Assistant Professor Satoshi Mitarai

satoshi at oist.jp

Research Goals

We propose to develop real-time forecasting system for the coastal ocean circulation processes around Okinawa and implement a validated connectivity assessment tool, coupling available modeling and observation techniques. This modeling tool will …

  • 1. Help marine biologists and geneticists estimate rates of gene flow among coral reefs,
  • 2. Enable public agencies to build and evaluate marine protected areas based on population connectivity, and
  • 3. Provide marine ecologists with a modeling system for predicting the global and long-term dynamics of the coral reef ecosystem.

We combine expertise in the modeling of coastal circulation and in-situ physical and biological observations to create novel tools to assess population connectivity as well as a predictive tool to address management scenarios for Okinawa. This research combines modeled ocean currents and life history information (i.e., spawning season and duration, larval development time course, etc.) of the marine species of interest (both corals and coral-reef species) to determine the probability that larvae from a given site are transported to another site via a Lagrangian probability density function modeling procedure, backed up with available in-situ oceanographic data. This will provide a matrix of connectivity (i.e., connectivity for all possible combinations of coral reefs) that can be directly integrated into spatial population dynamics models of reef species to forecast the dynamics and structure of the coral reef ecosystem.
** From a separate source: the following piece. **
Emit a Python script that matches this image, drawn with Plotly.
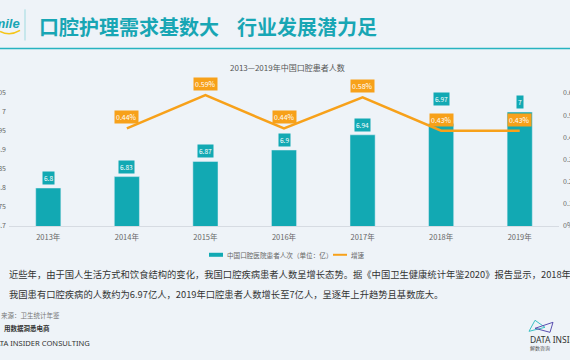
import plotly.graph_objects as go

# ---- data ----
years = ["2013年", "2014年", "2015年", "2016年", "2017年", "2018年", "2019年"]
patients = [6.8, 6.83, 6.87, 6.9, 6.94, 6.97, 7]
patient_labels = ["6.8", "6.83", "6.87", "6.9", "6.94", "6.97", "7"]
growth = [None, 0.44, 0.59, 0.44, 0.58, 0.43, 0.43]
growth_labels = [None, "0.44%", "0.59%", "0.44%", "0.58%", "0.43%", "0.43%"]

chart_title = "2013—2019年中国口腔患者人数"
legend_bar = "中国口腔医院患者人次（单位：亿）"
legend_line = "增速"
header_a = "口腔护理需求基数大"
header_b = "行业发展潜力足"
body_1 = "近些年，由于国人生活方式和饮食结构的变化，我国口腔疾病患者人数呈增长态势。据《中国卫生健康统计年鉴2020》报告显示，2018年"
body_2 = "我国患有口腔疾病的人数约为6.97亿人，2019年口腔患者人数增长至7亿人，呈逐年上升趋势且基数庞大。"
source = "来源：卫生统计年鉴"
slogan = "用数据洞悉电商"
brand = "DATA INSIDER CONSULTING"

TEAL = "#12a9b3"
ORANGE = "#f7a11a"
CJK = "Noto Sans CJK SC, sans-serif"

W, H = 570, 360
L, R, T, B = 9, 11, 93.4, 134


def px(x):
    return (x - L) / (W - L - R)


def py(y):
    return (H - B - y) / (H - T - B)


fig = go.Figure()
fig.add_trace(go.Bar(x=years, y=patients, marker_color=TEAL, name=legend_bar,
                     yaxis="y", showlegend=False))
fig.add_trace(go.Scatter(x=years, y=growth, mode="lines", name=legend_line,
                         line=dict(color=ORANGE, width=2.5), yaxis="y2",
                         connectgaps=False, showlegend=False))

# bar value labels sit above the growth label when the two would collide
raised_bar_label = {"2018年": 14}

ann = []
for yr, v, t in zip(years, patients, patient_labels):
    ann.append(dict(x=yr, y=v, xref="x", yref="y", text=t, showarrow=False,
                    yanchor="bottom", yshift=3 + raised_bar_label.get(yr, 0),
                    bgcolor=TEAL, borderpad=1,
                    font=dict(family=CJK, size=6.5, color="white")))
for yr, v, t in zip(years, growth, growth_labels):
    if v is None:
        continue
    ann.append(dict(x=yr, y=v, xref="x", yref="y2", text=t, showarrow=False,
                    yanchor="bottom", yshift=4, bgcolor=ORANGE, borderpad=1,
                    font=dict(family=CJK, size=7, color="white")))


def txt(x, y, text, size, color, anchor="left", bold=False, family=CJK, italic=False):
    if bold:
        text = "<b>" + text + "</b>"
    if italic:
        text = "<i>" + text + "</i>"
    ann.append(dict(x=px(x), y=py(y), xref="paper", yref="paper", text=text,
                    showarrow=False, xanchor=anchor, yanchor="middle",
                    font=dict(family=family, size=size, color=color)))


# header
txt(37, 27.5, header_a, 20, "#18a6b4", bold=True)
txt(235, 27.5, header_b, 20, "#18a6b4", bold=True)
txt(22, 24, "Smile", 13, "#18a6b4", anchor="right", bold=True, italic=True,
    family="Liberation Sans, Arial, sans-serif")
# chart title
txt(287, 68, chart_title, 8, "#555555", anchor="center")
# legend texts
txt(224.5, 254.7, legend_bar, 6.6, "#666666")
txt(349, 254.7, legend_line, 6.6, "#666666")
# body
txt(7, 274, body_1, 9.3, "#333333")
txt(7, 294, body_2, 9.3, "#333333")
txt(-1, 315, source, 6.5, "#777777")
txt(2, 328, slogan, 6.5, "#333333", bold=True)
txt(-12, 343, brand, 7.6, "#333333", family="Noto Sans, sans-serif")
txt(528, 339, "DATA INSIDER", 8.5, "#333333", family="Noto Sans, sans-serif")
txt(528, 347.5, "解数咨询", 5, "#555555")

shapes = [
    # header lines
    dict(type="line", xref="paper", yref="paper", x0=px(0), x1=px(570), y0=py(49), y1=py(49),
         line=dict(color="#27b3c0", width=1.6)),
    dict(type="line", xref="paper", yref="paper", x0=px(25), x1=px(25), y0=py(10), y1=py(41),
         line=dict(color="#9fdbe0", width=1)),
    # smile swoosh
    dict(type="path", xref="paper", yref="paper",
         path=f"M {px(0)},{py(32)} Q {px(10)},{py(37)} {px(20)},{py(31)}",
         line=dict(color="#f5c518", width=1.6)),
    # legend swatches
    dict(type="rect", xref="paper", yref="paper", x0=px(209), x1=px(223), y0=py(256.7), y1=py(252.7),
         fillcolor=TEAL, line=dict(width=0)),
    dict(type="line", xref="paper", yref="paper", x0=px(333), x1=px(347), y0=py(254.7), y1=py(254.7),
         line=dict(color=ORANGE, width=2)),
    # brand icon
    dict(type="path", xref="paper", yref="paper",
         path=f"M {px(529)},{py(331)} L {px(535)},{py(320)} L {px(545)},{py(327)} Z",
         line=dict(color="#3cc0c4", width=1)),
    dict(type="path", xref="paper", yref="paper",
         path=f"M {px(535)},{py(328)} L {px(553)},{py(322)} L {px(550)},{py(332)} Z",
         line=dict(color="#5a4fb0", width=1)),
]

fig.update_layout(
    width=W, height=H,
    margin=dict(l=L, r=R, t=T, b=B, autoexpand=False),
    paper_bgcolor="#eef3f8", plot_bgcolor="rgba(0,0,0,0)",
    bargap=0.68, showlegend=False,
    font=dict(family=CJK, color="#666666"),
    xaxis=dict(showline=True, linecolor="#d6dbe2", linewidth=1, ticks="",
               ticklabelstandoff=4,
               tickfont=dict(size=7.5, color="#666666"), showgrid=False, automargin=False),
    yaxis=dict(range=[6.7, 7.05], dtick=0.05, tick0=6.7, showgrid=False, zeroline=False,
               showline=False, ticks="", ticklabelstandoff=2,
               tickfont=dict(size=7, color="#666666"), automargin=False),
    yaxis2=dict(range=[0, 0.6], dtick=0.1, tick0=0, overlaying="y", side="right",
                showgrid=False, zeroline=False, showline=False, ticks="", ticksuffix="%",
                ticklabelstandoff=3,
                tickfont=dict(size=7, color="#666666"), automargin=False),
    annotations=ann,
    shapes=shapes,
)

fig.write_html(
    "out.html",
    config={"displayModeBar": False},
    post_script="document.body.style.margin='0';document.body.style.overflow='hidden';",
)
We will create state-of-the-art tools for connectivity analyses for Okinawa that can be implemented for public participation. This facilitates spatial ecosystem-based planning of oceans – not only for the designation of marine protected areas, but also for the risk assessment of pollutant discharge into the coral reef or the implementation of new energy generation facilities. These tools will provide a general model for applying oceanographic knowledge to reef management processes elsewhere around the world. Academically, the proposed work will provide new knowledge about larval connectivity in Okinawa, a validated framework for applying ocean observatory assets to marine biology and modeling environments for the coral ecosystem that can be easily applied to many on-going reef management research projects.